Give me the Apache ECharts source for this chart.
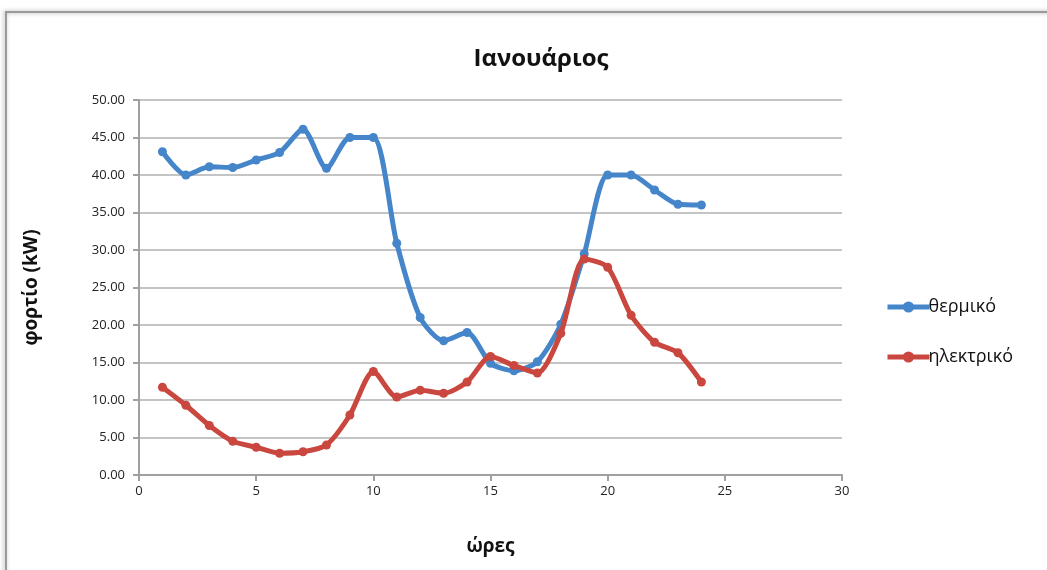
<!DOCTYPE html>
<html><head><meta charset="utf-8">
<script src="https://cdn.jsdelivr.net/npm/echarts@6/dist/echarts.min.js"></script>
<style>html,body{margin:0;padding:0;background:#fff}#c{width:1047px;height:570px}</style>
</head><body><div id="c"></div>
<script>
const hours = [1,2,3,4,5,6,7,8,9,10,11,12,13,14,15,16,17,18,19,20,21,22,23,24];
const thermal = [43.1,40.0,41.1,41.0,42.0,43.0,46.1,40.9,45.0,45.0,30.9,21.0,17.9,19.0,14.9,13.9,15.1,20.1,29.5,40.0,40.0,38.0,36.1,36.0];
const electric = [11.7,9.3,6.6,4.5,3.7,2.9,3.1,4.0,8.0,13.8,10.4,11.3,10.9,12.4,15.8,14.6,13.6,18.9,28.8,27.7,21.3,17.7,16.3,12.4];
const seriesNames = ['θερμικό','ηλεκτρικό'];
const colors = ['#4585c9','#c9473e'];
const font = '"Open Sans","Noto Sans",sans-serif';
const chart = echarts.init(document.getElementById('c'));
const mk = (arr) => hours.map((h,i)=>[h,arr[i]]);
chart.setOption({
  animation:false,
  title:{text:'Ιανουάριος',left:536,top:42,textAlign:'center',textStyle:{fontFamily:font,fontSize:24,fontWeight:'bold',color:'#111'}},
  graphic:[{type:'rect',shape:{x:6,y:12,width:1060,height:600},style:{fill:'none',stroke:'#9a9a9a',lineWidth:2,shadowBlur:4,shadowColor:'rgba(0,0,0,0.35)',shadowOffsetX:-1}}],
  grid:{left:139,right:205,top:100,bottom:95},
  legend:{orient:'vertical',left:880,top:293,itemGap:32,itemWidth:42,itemHeight:14,
    lineStyle:{width:5},
    textStyle:{fontFamily:font,fontSize:18,color:'#111',padding:[0,0,0,-6]},data:seriesNames},
  xAxis:{type:'value',min:0,max:30,interval:5,
    name:'ώρες',nameLocation:'middle',nameGap:62,nameTextStyle:{fontFamily:font,fontSize:19,fontWeight:'bold',color:'#111'},
    axisLine:{lineStyle:{color:'#a0a0a0',width:2}},axisTick:{show:true,length:6,lineStyle:{color:'#a0a0a0',width:2}},
    axisLabel:{fontFamily:font,fontSize:13,color:'#222',margin:10},splitLine:{show:false}},
  yAxis:{type:'value',min:0,max:50,interval:5,
    name:'φορτίο (kW)',nameLocation:'middle',nameGap:98,nameRotate:90,nameTextStyle:{fontFamily:font,fontSize:19,fontWeight:'bold',color:'#111'},
    axisLine:{show:true,lineStyle:{color:'#a0a0a0',width:2}},axisTick:{show:true,length:6,lineStyle:{color:'#a0a0a0',width:2}},
    axisLabel:{fontFamily:font,fontSize:13,color:'#222',margin:14,formatter:v=>v.toFixed(2)},
    splitLine:{lineStyle:{color:'#c4c4c4',width:2}}},
  series:[
    {name:seriesNames[0],type:'line',data:mk(thermal),smooth:0.25,symbol:'circle',symbolSize:9,
      lineStyle:{width:5,color:colors[0]},itemStyle:{color:colors[0]},z:2},
    {name:seriesNames[1],type:'line',data:mk(electric),smooth:0.25,symbol:'circle',symbolSize:9,
      lineStyle:{width:5,color:colors[1]},itemStyle:{color:colors[1]},z:3}
  ]
});
</script></body></html>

● ● ●

What is expected - Retype the listing exactly. Pictures do not belong in the copy.

Output for this task -
Give me the Apache ECharts source for this chart.
<!DOCTYPE html>
<html><head><meta charset="utf-8">
<script src="https://cdn.jsdelivr.net/npm/echarts@6/dist/echarts.min.js"></script>
<style>html,body{margin:0;padding:0;background:#fff}#c{width:1047px;height:570px}</style>
</head><body><div id="c"></div>
<script>
const hours = [1,2,3,4,5,6,7,8,9,10,11,12,13,14,15,16,17,18,19,20,21,22,23,24];
const thermal = [43.1,40.0,41.1,41.0,42.0,43.0,46.1,40.9,45.0,45.0,30.9,21.0,17.9,19.0,14.9,13.9,15.1,20.1,29.5,40.0,40.0,38.0,36.1,36.0];
const electric = [11.7,9.3,6.6,4.5,3.7,2.9,3.1,4.0,8.0,13.8,10.4,11.3,10.9,12.4,15.8,14.6,13.6,18.9,28.8,27.7,21.3,17.7,16.3,12.4];
const seriesNames = ['θερμικό','ηλεκτρικό'];
const colors = ['#4585c9','#c9473e'];
const font = '"Open Sans","Noto Sans",sans-serif';
const chart = echarts.init(document.getElementById('c'));
const mk = (arr) => hours.map((h,i)=>[h,arr[i]]);
chart.setOption({
  animation:false,
  title:{text:'Ιανουάριος',left:536,top:42,textAlign:'center',textStyle:{fontFamily:font,fontSize:24,fontWeight:'bold',color:'#111'}},
  graphic:[{type:'rect',shape:{x:6,y:12,width:1060,height:600},style:{fill:'none',stroke:'#9a9a9a',lineWidth:2,shadowBlur:4,shadowColor:'rgba(0,0,0,0.35)',shadowOffsetX:-1}}],
  grid:{left:139,right:205,top:100,bottom:95},
  legend:{orient:'vertical',left:880,top:293,itemGap:32,itemWidth:42,itemHeight:14,
    lineStyle:{width:5},
    textStyle:{fontFamily:font,fontSize:18,color:'#111',padding:[0,0,0,-6]},data:seriesNames},
  xAxis:{type:'value',min:0,max:30,interval:5,
    name:'ώρες',nameLocation:'middle',nameGap:62,nameTextStyle:{fontFamily:font,fontSize:19,fontWeight:'bold',color:'#111'},
    axisLine:{lineStyle:{color:'#a0a0a0',width:2}},axisTick:{show:true,length:6,lineStyle:{color:'#a0a0a0',width:2}},
    axisLabel:{fontFamily:font,fontSize:13,color:'#222',margin:10},splitLine:{show:false}},
  yAxis:{type:'value',min:0,max:50,interval:5,
    name:'φορτίο (kW)',nameLocation:'middle',nameGap:98,nameRotate:90,nameTextStyle:{fontFamily:font,fontSize:19,fontWeight:'bold',color:'#111'},
    axisLine:{show:true,lineStyle:{color:'#a0a0a0',width:2}},axisTick:{show:true,length:6,lineStyle:{color:'#a0a0a0',width:2}},
    axisLabel:{fontFamily:font,fontSize:13,color:'#222',margin:14,formatter:v=>v.toFixed(2)},
    splitLine:{lineStyle:{color:'#c4c4c4',width:2}}},
  series:[
    {name:seriesNames[0],type:'line',data:mk(thermal),smooth:0.25,symbol:'circle',symbolSize:9,
      lineStyle:{width:5,color:colors[0]},itemStyle:{color:colors[0]},z:2},
    {name:seriesNames[1],type:'line',data:mk(electric),smooth:0.25,symbol:'circle',symbolSize:9,
      lineStyle:{width:5,color:colors[1]},itemStyle:{color:colors[1]},z:3}
  ]
});
</script></body></html>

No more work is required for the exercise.